==== Data section
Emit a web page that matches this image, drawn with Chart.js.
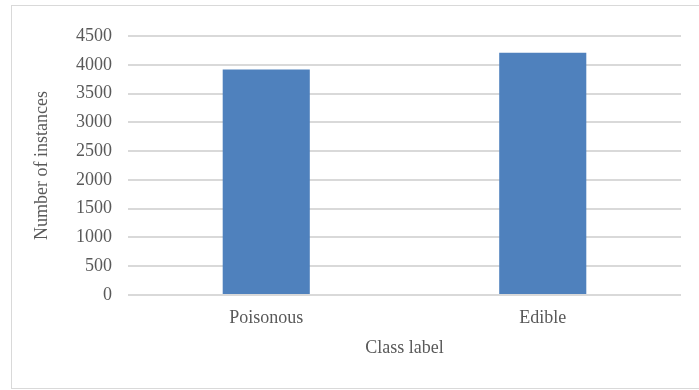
<!DOCTYPE html>
<html>
<head>
<meta charset="utf-8">
<script src="https://cdn.jsdelivr.net/npm/chart.js@4"></script>
<style>
  html, body { margin: 0; padding: 0; background: #ffffff; }
  #wrap { position: relative; width: 699px; height: 390px; }
</style>
</head>
<body>
<div id="wrap"><canvas id="chart" width="699" height="390"></canvas></div>
<script>
// Class distribution of the mushroom samples
const categories = ['Poisonous', 'Edible'];
const instanceCounts = [3916, 4208];
const yTicks = [0, 500, 1000, 1500, 2000, 2500, 3000, 3500, 4000, 4500];

const textColor = '#595959';
const gridColor = '#d9d9d9';
const serif = "'Liberation Serif', 'Times New Roman', serif";

// Light frame around the whole chart
const framePlugin = {
  id: 'frame',
  beforeDraw(chart) {
    const ctx = chart.ctx;
    ctx.save();
    ctx.fillStyle = '#ffffff';
    ctx.fillRect(0, 0, chart.width, chart.height);
    ctx.strokeStyle = gridColor;
    ctx.lineWidth = 1;
    ctx.strokeRect(11.5, 5.5, chart.width, 383);
    ctx.restore();
  }
};

new Chart(document.getElementById('chart'), {
  type: 'bar',
  data: {
    labels: categories,
    datasets: [{
      label: 'Number of instances',
      data: instanceCounts,
      backgroundColor: '#4f81bd',
      borderWidth: 0,
      categoryPercentage: 1.0,
      barPercentage: 0.315
    }]
  },
  options: {
    responsive: false,
    animation: false,
    devicePixelRatio: 1,
    layout: { padding: { left: 31, right: 18, top: 36, bottom: 31 } },
    plugins: {
      legend: { display: false },
      tooltip: { enabled: false }
    },
    scales: {
      x: {
        grid: { display: false, drawTicks: false },
        border: { display: false },
        ticks: {
          color: textColor,
          font: { family: serif, size: 18 },
          padding: 12,
          maxRotation: 0
        },
        title: {
          display: true,
          text: 'Class label',
          color: textColor,
          font: { family: serif, size: 18 },
          padding: 0
        },
        afterFit(scale) { scale.height = 390 - 295 - 31; }
      },
      y: {
        min: 0,
        max: 4500,
        afterBuildTicks(scale) { scale.ticks = yTicks.map(v => ({ value: v })); },
        grid: { color: gridColor, lineWidth: 2, drawTicks: false },
        border: { display: false },
        ticks: {
          color: textColor,
          font: { family: serif, size: 18 },
          padding: 16,
          callback: (value) => String(value)
        },
        title: {
          display: true,
          text: 'Number of instances',
          color: textColor,
          font: { family: serif, size: 18 },
          padding: 0
        },
        afterFit(scale) { scale.width = 128 - 31; }
      }
    }
  },
  plugins: [framePlugin]
});
</script>
</body>
</html>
========
● **Do this**: Reproduce each line word for word and drop the pictures.

● **Result of the exercise**:
Emit a web page that matches this image, drawn with Chart.js.
<!DOCTYPE html>
<html>
<head>
<meta charset="utf-8">
<script src="https://cdn.jsdelivr.net/npm/chart.js@4"></script>
<style>
  html, body { margin: 0; padding: 0; background: #ffffff; }
  #wrap { position: relative; width: 699px; height: 390px; }
</style>
</head>
<body>
<div id="wrap"><canvas id="chart" width="699" height="390"></canvas></div>
<script>
// Class distribution of the mushroom samples
const categories = ['Poisonous', 'Edible'];
const instanceCounts = [3916, 4208];
const yTicks = [0, 500, 1000, 1500, 2000, 2500, 3000, 3500, 4000, 4500];

const textColor = '#595959';
const gridColor = '#d9d9d9';
const serif = "'Liberation Serif', 'Times New Roman', serif";

// Light frame around the whole chart
const framePlugin = {
  id: 'frame',
  beforeDraw(chart) {
    const ctx = chart.ctx;
    ctx.save();
    ctx.fillStyle = '#ffffff';
    ctx.fillRect(0, 0, chart.width, chart.height);
    ctx.strokeStyle = gridColor;
    ctx.lineWidth = 1;
    ctx.strokeRect(11.5, 5.5, chart.width, 383);
    ctx.restore();
  }
};

new Chart(document.getElementById('chart'), {
  type: 'bar',
  data: {
    labels: categories,
    datasets: [{
      label: 'Number of instances',
      data: instanceCounts,
      backgroundColor: '#4f81bd',
      borderWidth: 0,
      categoryPercentage: 1.0,
      barPercentage: 0.315
    }]
  },
  options: {
    responsive: false,
    animation: false,
    devicePixelRatio: 1,
    layout: { padding: { left: 31, right: 18, top: 36, bottom: 31 } },
    plugins: {
      legend: { display: false },
      tooltip: { enabled: false }
    },
    scales: {
      x: {
        grid: { display: false, drawTicks: false },
        border: { display: false },
        ticks: {
          color: textColor,
          font: { family: serif, size: 18 },
          padding: 12,
          maxRotation: 0
        },
        title: {
          display: true,
          text: 'Class label',
          color: textColor,
          font: { family: serif, size: 18 },
          padding: 0
        },
        afterFit(scale) { scale.height = 390 - 295 - 31; }
      },
      y: {
        min: 0,
        max: 4500,
        afterBuildTicks(scale) { scale.ticks = yTicks.map(v => ({ value: v })); },
        grid: { color: gridColor, lineWidth: 2, drawTicks: false },
        border: { display: false },
        ticks: {
          color: textColor,
          font: { family: serif, size: 18 },
          padding: 16,
          callback: (value) => String(value)
        },
        title: {
          display: true,
          text: 'Number of instances',
          color: textColor,
          font: { family: serif, size: 18 },
          padding: 0
        },
        afterFit(scale) { scale.width = 128 - 31; }
      }
    }
  },
  plugins: [framePlugin]
});
</script>
</body>
</html>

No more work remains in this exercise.